Help needed for Partial Fraction Decomposition The problem I need help with is this:
$$\frac{x^4} {(x-1)^3}$$
I've already put it into the form: $$ \frac{x^4} {(x-1)^3}=\frac{A}{x-1} + \frac{B}{(x-1)^2} + \frac{C}{(x-1)^3}$$ 
Then, I multiplied the whole equation by the LCD ($(x-1)^3$) then got: $$x^4=A(x-1)^2+B(x-1)+C$$
I let x=1 to find C, which resulted in C being 1.

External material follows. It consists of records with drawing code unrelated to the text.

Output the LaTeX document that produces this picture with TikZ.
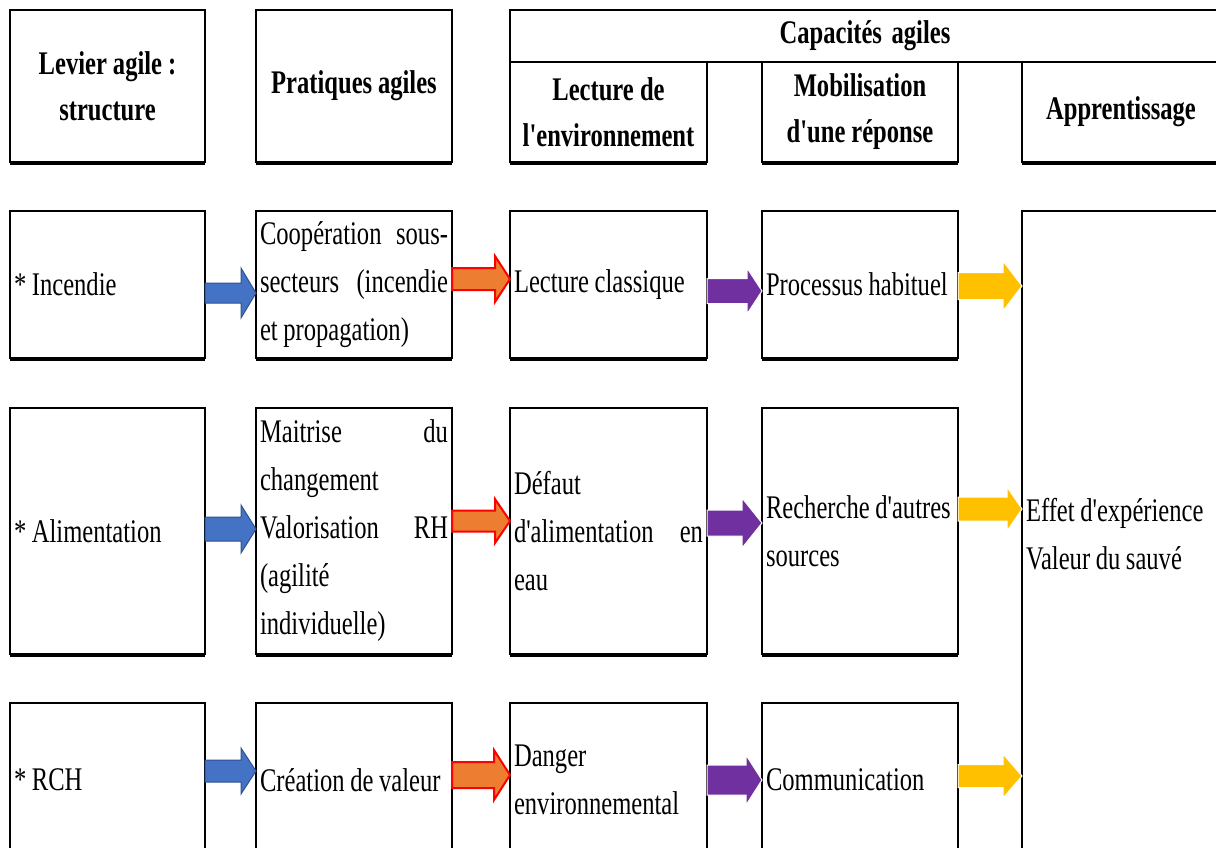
\documentclass[tikz,border=0pt]{standalone}
\usepackage{fontspec}
\setmainfont{Liberation Serif}[FakeStretch=0.745,Ligatures=TeXOff]
\usetikzlibrary{calc}
\definecolor{ablue}{HTML}{4472C4}
\definecolor{ablueline}{HTML}{2F528F}
\definecolor{aorange}{HTML}{ED7D31}
\definecolor{apurple}{HTML}{7030A0}
\definecolor{ayellow}{HTML}{FFC000}
\newcommand\mybodyfont{\fontsize{33}{48}\selectfont}
\newcommand\myheadfont{\bfseries\fontsize{33}{46}\selectfont}
\newcommand\ws{\hskip 5.6pt plus 1pt\relax}
\newcommand\blockarr[7]{%
  \coordinate (s) at (#2.east |- 0,#4);
  \coordinate (e) at (#3.west |- 0,#4);
  \draw[#1] ($(s)+(0,-#5)$) -- ($(e)+(-#7,-#5)$) -- ($(e)+(-#7,-#6)$) -- (e)
    -- ($(e)+(-#7,#6)$) -- ($(e)+(-#7,#5)$) -- ($(s)+(0,#5)$) -- cycle;}
\begin{document}
\begin{tikzpicture}[x=1pt,y=-1pt,
  box/.style={draw, line width=2pt, anchor=north west, outer sep=0pt,
    inner xsep=4pt, inner ysep=0pt, align=left, font=\mybodyfont},
  hbox/.style={box, align=center, font=\myheadfont},
  barr/.style={fill=ablue, draw=ablueline, line width=1pt},
  oarr/.style={fill=aorange, draw=red, line width=2pt},
  parr/.style={fill=apurple, draw=white, line width=1pt},
  yarr/.style={fill=ayellow, draw=white, line width=1pt}]
\useasboundingbox (0,0) rectangle (1216,847);
\clip (0,0) rectangle (1216,847);
% header
\node[hbox, minimum width=195, minimum height=152, text width=187pt] (h1) at (10,10) {Levier\ws agile\ws :\\ structure};
\node[hbox, minimum width=196, minimum height=152, text width=188pt] (h2) at (256,10) {Pratiques\ws agiles};
\node[hbox, minimum width=710, minimum height=52, text width=702pt] (hc) at (510,10) {Capacités\ws agiles};
\node[hbox, minimum width=197, minimum height=100, text width=189pt] (h3) at (510,62) {Lecture\ws de\\ l'environnement};
\node[hbox, minimum width=196, minimum height=100, text width=188pt] (h4) at (762,62) {Mobilisation\\ d'une\ws réponse};
\node[hbox, minimum width=198, minimum height=100, text width=190pt] (h5) at (1022,62) {Apprentissage};
% row 1
\node[box, minimum width=195, minimum height=147, text width=187pt] (b11) at (10,211) {*\ws Incendie};
\node[box, minimum width=196, minimum height=147, text width=188pt] (b12) at (256,211) {Coopération\hfill sous-\\ secteurs\hfill (incendie\\ et\ws propagation)};
\node[box, minimum width=197, minimum height=147, text width=189pt] (b13) at (510,211) {Lecture\ws classique};
\node[box, minimum width=196, minimum height=147, text width=188pt] (b14) at (762,211) {Processus\ws habituel};
% row 2
\node[box, minimum width=195, minimum height=246, text width=187pt] (b21) at (10,408) {*\ws Alimentation};
\node[box, minimum width=196, minimum height=246, text width=188pt] (b22) at (256,408) {Maitrise\hfill du\\ changement\\ Valorisation\hfill RH\\ (agilité\\ individuelle)};
\node[box, minimum width=197, minimum height=246, text width=189pt] (b23) at (510,408) {Défaut\\ d'alimentation\hfill en\\ eau};
\node[box, minimum width=196, minimum height=246, text width=188pt] (b24) at (762,408) {Recherche\ws d'autres\\ sources};
% row 3
\node[box, minimum width=195, minimum height=154, text width=187pt] (b31) at (10,703) {*\ws RCH};
\node[box, minimum width=196, minimum height=154, text width=188pt] (b32) at (256,703) {Création\ws de\ws valeur};
\node[box, minimum width=197, minimum height=154, text width=189pt] (b33) at (510,703) {Danger\\ environnemental};
\node[box, minimum width=196, minimum height=154, text width=188pt] (b34) at (762,703) {Communication};
% learning
\node[box, minimum width=198, minimum height=646, text width=190pt] (b5) at (1022,211) {Effet\ws d'expérience\\ Valeur\ws du\ws sauvé};
% thicker bottom edges
\foreach \n in {h1,h2,h3,h4,h5,b11,b12,b13,b14,b21,b22,b23,b24}
  \draw[line width=2pt] ([yshift=-1.5pt]\n.south west) -- ([yshift=-1.5pt]\n.south east);
% arrows row 1
\blockarr{barr}{b11}{b12}{293}{10}{25}{15}
\blockarr{oarr}{b12}{b13}{279}{11}{23}{15}
\blockarr{parr}{b13}{b14}{291}{12.5}{23}{15}
\blockarr{yarr}{b14}{b5}{286}{13.5}{25}{19}
% arrows row 2
\blockarr{barr}{b21}{b22}{529}{12}{24}{15}
\blockarr{oarr}{b22}{b23}{521}{10.5}{22}{15}
\blockarr{parr}{b23}{b24}{523}{13}{25}{20}
\blockarr{yarr}{b24}{b5}{509}{12}{22}{15}
% arrows row 3
\blockarr{barr}{b31}{b32}{771}{11}{23}{15}
\blockarr{oarr}{b32}{b33}{775}{13}{25}{16}
\blockarr{parr}{b33}{b34}{780}{15}{25}{16}
\blockarr{yarr}{b34}{b5}{776}{11.5}{22}{19}
\end{tikzpicture}
\end{document}
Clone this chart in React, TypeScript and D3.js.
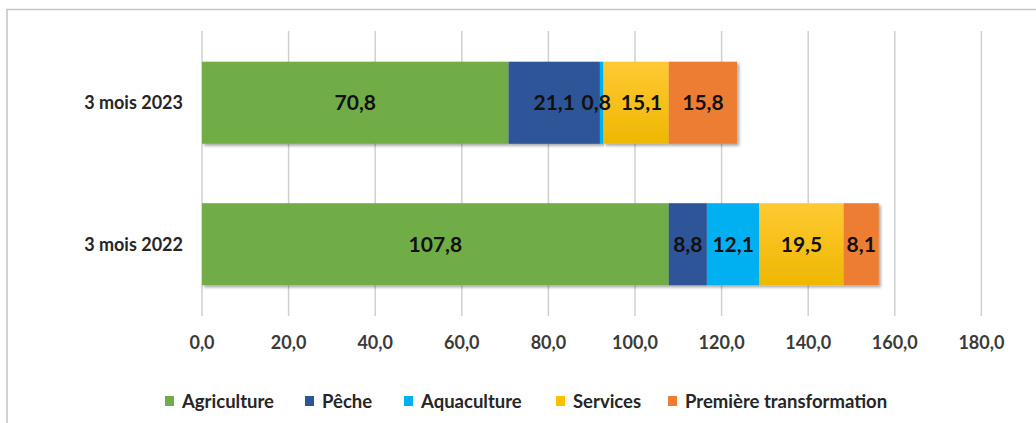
import { useMemo } from 'react';
import * as d3 from 'd3';

const categories = ['3 mois 2023', '3 mois 2022'];
const seriesNames = ['Agriculture', 'Pêche', 'Aquaculture', 'Services', 'Première transformation'];
const agriculture = [70.8, 107.8];
const peche = [21.1, 8.8];
const aquaculture = [0.8, 12.1];
const services = [15.1, 19.5];
const premiereTransformation = [15.8, 8.1];
const xTicks = [0, 20, 40, 60, 80, 100, 120, 140, 160, 180];

const COLORS = ['#70AD47', '#2F5597', '#00B0F0', '#FFC000', '#ED7D31'];
const FONT = 'Lato, "Open Sans", sans-serif';
const LABEL_SIZE = 21;

const W = 1036;
const H = 423;
const LEGEND_X = [165, 305, 404, 556, 668];

const fmt = (v: number) => d3.format('.1f')(v).replace('.', ',');

// rough text width, used to keep data labels from running into each other
const ctx = typeof document !== 'undefined' ? document.createElement('canvas').getContext('2d') : null;
function textWidth(s: string) {
  if (!ctx) return s.length * LABEL_SIZE * 0.55;
  ctx.font = `bold ${LABEL_SIZE}px Lato`;
  return ctx.measureText(s).width;
}

export default function App() {
  const rows = useMemo(
    () =>
      categories.map((c, i) => ({
        cat: c,
        [seriesNames[0]]: agriculture[i],
        [seriesNames[1]]: peche[i],
        [seriesNames[2]]: aquaculture[i],
        [seriesNames[3]]: services[i],
        [seriesNames[4]]: premiereTransformation[i],
      })),
    []
  );

  const stacked = useMemo(() => d3.stack<any>().keys(seriesNames)(rows), [rows]);

  const x = d3.scaleLinear().domain([0, 180]).range([202, 981.4]);
  const y = d3.scaleBand().domain(categories).range([31, 316]).paddingInner(0.42).paddingOuter(0.217);
  const bw = y.bandwidth();

  // label positions per row, nudged apart where they overlap
  const labels = categories.map((c, i) => {
    const ls = stacked.map((s) => {
      const d = s[i];
      const txt = fmt(d[1] - d[0]);
      return { key: s.key + i, txt, cx: (x(d[0]) + x(d[1])) / 2, w: textWidth(txt) };
    });
    const gap = 10;
    for (let k = 0; k < ls.length - 1; k++) {
      const a = ls[k];
      const b = ls[k + 1];
      const need = a.w / 2 + b.w / 2 + gap;
      const have = b.cx - a.cx;
      if (have < need) {
        const push = (need - have) / 2;
        a.cx -= push;
        b.cx += push;
      }
    }
    return ls.map((l) => ({ ...l, cy: (y(c) ?? 0) + bw / 2 }));
  });

  return (
    <div style={{ position: 'absolute', left: 0, top: 0 }}>
      <svg width={W} height={H} style={{ display: 'block', background: '#fff' }}>
        <defs>
          <filter id="shadow" x="-5%" y="-10%" width="115%" height="130%">
            <feDropShadow dx="2" dy="2" stdDeviation="1.5" floodColor="#000" floodOpacity="0.35" />
          </filter>
          <linearGradient id="g-services" x1="0" y1="0" x2="0" y2="1">
            <stop offset="0" stopColor="#FFC935" />
            <stop offset="1" stopColor="#EDB800" />
          </linearGradient>
        </defs>

        {/* outer frame */}
        <path d={`M7,${H} L7,9.5 L${W},9.5`} fill="none" stroke="#c4c4c4" strokeWidth={1.5} />

        {/* gridlines */}
        {xTicks.map((t) => (
          <line key={t} x1={x(t)} x2={x(t)} y1={31} y2={316} stroke="#d0d0d0" strokeWidth={1.5} />
        ))}

        {/* bars */}
        {stacked.map((s, si) => (
          <g key={s.key}>
            {s.map((d, i) => (
              <rect
                key={i}
                x={x(d[0])}
                y={y(categories[i])}
                width={x(d[1]) - x(d[0])}
                height={bw}
                fill={si === 3 ? 'url(#g-services)' : COLORS[si]}
                filter="url(#shadow)"
              />
            ))}
          </g>
        ))}

        {/* data labels */}
        {labels.flat().map((l) => (
          <text
            key={l.key}
            x={l.cx}
            y={l.cy}
            dy="0.36em"
            textAnchor="middle"
            fontFamily={FONT}
            fontWeight={700}
            fontSize={LABEL_SIZE}
            fill="#111"
          >
            {l.txt}
          </text>
        ))}

        {/* category labels */}
        {categories.map((c) => (
          <text
            key={c}
            x={183}
            y={(y(c) ?? 0) + bw / 2}
            dy="0.36em"
            textAnchor="end"
            fontFamily={FONT}
            fontWeight={700}
            fontSize={18}
            fill="#262626"
          >
            {c}
          </text>
        ))}

        {/* x tick labels */}
        {xTicks.map((t) => (
          <text
            key={t}
            x={x(t)}
            y={343}
            dy="0.36em"
            textAnchor="middle"
            fontFamily={FONT}
            fontWeight={700}
            fontSize={18}
            fill="#3a3a3a"
          >
            {fmt(t)}
          </text>
        ))}

        {/* legend */}
        {seriesNames.map((n, i) => (
          <g key={n} transform={`translate(${LEGEND_X[i]},401)`}>
            <rect x={0} y={-5} width={9} height={10} fill={COLORS[i]} />
            <text x={17} dy="0.36em" fontFamily={FONT} fontWeight={700} fontSize={18.5} fill="#262626">
              {n}
            </text>
          </g>
        ))}
      </svg>
    </div>
  );
}
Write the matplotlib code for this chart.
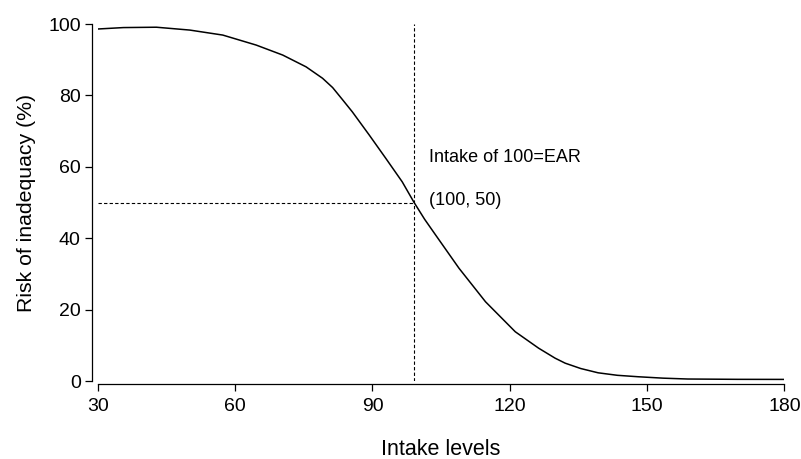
import matplotlib
matplotlib.use("Agg")
import matplotlib.pyplot as plt

plt.rcParams['font.family'] = ['Liberation Sans', 'DejaVu Sans']

intake = [30, 35.6, 42.8, 50.1, 57.3, 64.6, 70.4, 75.5, 79.1, 81.3, 83.4, 85.6, 89.3, 92.9, 96.5, 99.1,
          101.4, 103.8, 108.9, 114.7, 121.2, 126.3, 129.9, 132.1, 135.5, 139.3, 143.5, 148.0, 153.5,
          158.9, 169.8, 180]
risk = [98.6, 99.0, 99.1, 98.3, 96.9, 94.1, 91.3, 88.0, 84.8, 82.2, 78.9, 75.4, 68.9, 62.4, 55.8, 50.0,
        45.3, 40.9, 31.6, 22.2, 13.8, 9.2, 6.4, 5.0, 3.5, 2.3, 1.6, 1.2, 0.8,
        0.56, 0.47, 0.45]
ear_x = 99
ear_y = 50
xticks = [30, 60, 90, 120, 150, 180]
yticks = [0, 20, 40, 60, 80, 100]

fig = plt.figure(figsize=(8.01, 4.59), dpi=100)
ax = fig.add_axes([0.1221, 0.1699, 0.8572, 0.7778])

ax.plot(intake, risk, color='black', lw=1.1, solid_joinstyle='round')
ax.plot([ear_x, ear_x], [0, 100], color='black', lw=0.8, ls=(0, (3, 2)))
ax.plot([30, ear_x], [ear_y, ear_y], color='black', lw=0.8, ls=(0, (3, 2)))

ax.text(102.3, 62.7, 'Intake of 100=EAR', fontsize=13, va='center', ha='left')
ax.text(102.3, 50.6, '(100, 50)', fontsize=13, va='center', ha='left')

ax.set_xlim(30, 180)
ax.set_ylim(0, 100)
ax.set_xticks(xticks)
ax.set_yticks(yticks)
ax.tick_params(axis='both', labelsize=14, length=5, width=0.9, color='black')
ax.tick_params(axis='y', pad=3)
ax.tick_params(axis='x', pad=5)

for s in ['top', 'right']:
    ax.spines[s].set_visible(False)
ax.spines['left'].set_position(('outward', 4.3))
ax.spines['bottom'].set_position(('outward', 2.3))
ax.spines['left'].set_bounds(0, 100)
ax.spines['bottom'].set_bounds(30, 180)
for s in ['left', 'bottom']:
    ax.spines[s].set_linewidth(0.9)

ax.set_ylabel('Risk of inadequacy (%)', fontsize=15.3, labelpad=9)
ax.set_xlabel('Intake levels', fontsize=15.5, labelpad=17)

fig.savefig('out.png', dpi=100)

At this point I tried to replace C with 1, then expand the equation to get: $$x^4=Ax^2-2Ax+A+Bx-B+1$$
From here I don't know how to get the answer, which is $$x+3+\frac{6}{x-1}+\frac{4}{(x-1)^2}+\frac{1}{(x-1)^3}$$
Any help would be much appreciated!
 A: You can't use partial fraction decomposition since the degree of the numerator is greater than the degree of the denominator.  Consider using polynomial division first before applying partial fraction decomposition.  Given the equation
$$\dfrac{x^4}{(x - 1)^3}$$
Expanding the denominator expression, we have
$$\dfrac{x^4}{x^3 - 3x^2 + 3x - 1}$$
By polynomial division, we have
$$\begin{aligned}
\dfrac{x^4 - x(x^3 - 3x^2 + 3x - 1)}{x^3 - 3x^2 + 3x - 1} &= x + \dfrac{x^4 - x^4 + 3x^3 - 3x^2 - x}{x^3 - 3x^2 + 3x - 1}\\
&= x + \dfrac{3x^3 - 3x^2 - x}{x^3 - 3x^2 + 3x - 1}\\
&= x + 3 + \dfrac{3x^3 - 3x^2 - x - 3(x^3 - 3x^2 + 3x - 1)}{x^3 - 3x^2 + 3x - 1}\\
&= x + 3 + \dfrac{6x^2 - 8x + 3}{x^3 - 3x^2 + 3x - 1}
\end{aligned}$$
Finally, as you said before, by partial fraction decomposition (left as exercise for you to apply partial fraction decomposition), you get:
$$x + 3 + \dfrac{6}{x - 1} + \dfrac{4}{(x - 1)^2} + \dfrac{1}{(x - 1)^3}$$
A: You cannot immediately apply partial fraction decomposition because the numerator has larger degree than the denominator. To proceed, you could divide them, or you could first write $\,x^3/(x\!-\!1)^3$ as a partial fraction, then multiply it by $\,x = (x\!-\!1) + 1.\,$ But there is an easier way. Change variables: $ $ let $\ t = x\!-\!1,\ $ hence
$$ \dfrac{x^4}{(x\!-\!1)^3}\, =\, \dfrac{(t\!+\!1)^4}{t^3}\, =\, \dfrac{(t^4\! + 4 t^3\!+6t^2\!+4t+1}{t^3}\, =\, t +4+\dfrac{6}{t}+\dfrac{4}{t^2}+\dfrac{1}{t^3}$$
Finally, substituting $\, t = x\!-\!1\,$ yields the sought partial fraction expansion.